The entire town has been declared a crime scene and nobody is being allowed to return until police are convinced there are no bodies left in the rubble.
Snakes are abundant, and causing problems for the search teams as they ferret through houses, sheds, rubble piles and wrecked cars.
The railway line, the highest point, is twisted and washed out. There are smashed boats, cars and caravans on the line. Low-set homes have been washed from their brick foundations, and others have simply been swept into the flooding creek and spirited away, ending up in paddocks or littering the creek banks.
Cadaver dogs are being used in the initial search for bodies in what were proudly kept humble homes, and then the human search crews follow. Vans from commercial funeral houses are parked alongside the police cars.
Local opinion is that the deaths were brought about because residents had so little notice of what was coming on Monday.
One teenage girl told of the plight of her mother, two brothers and baby sister. ``Mum got a phone call from a friend and she had seven minutes to get out. They did not even have time to get shoes on and they ran to the railway line, which is the highest point, and headed for the school. People were screaming in fear and carrying babies and everything and the water was roaring,'' she said.

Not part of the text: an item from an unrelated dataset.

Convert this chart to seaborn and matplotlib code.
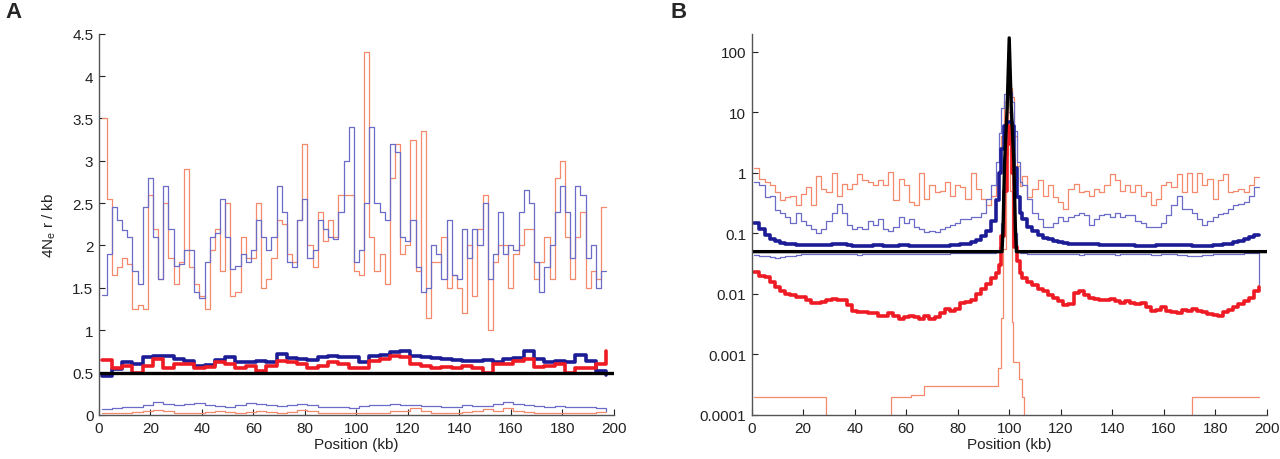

Yesterday morning a lonely figure hefting just a bag of belongings trudged through knee-deep mud to a police roadblock on the eastern approach to Grantham.
He had left his home and run to the school, where he'd spent the past two days with 50 others in the evacuation centre.
``We had no warning and were running along the rail line, mothers with kids, everything, and the water was just in front all the way. It was scary, and now at the school they've run out of food and water so that's why I walked out. I'm chasing a lift back to Gatton.''
Locals now face the reality that worse is to come. They will soon know the list of dead and missing, and in a farming community of just 150 people everyone will be missing family or friends.
The official announcement yesterday was that 12 people are confirmed dead in Toowoomba, Murphy's Creek and Grantham as a direct result of the incredibly heavy rain on Monday. More than 50 people are ``missing''.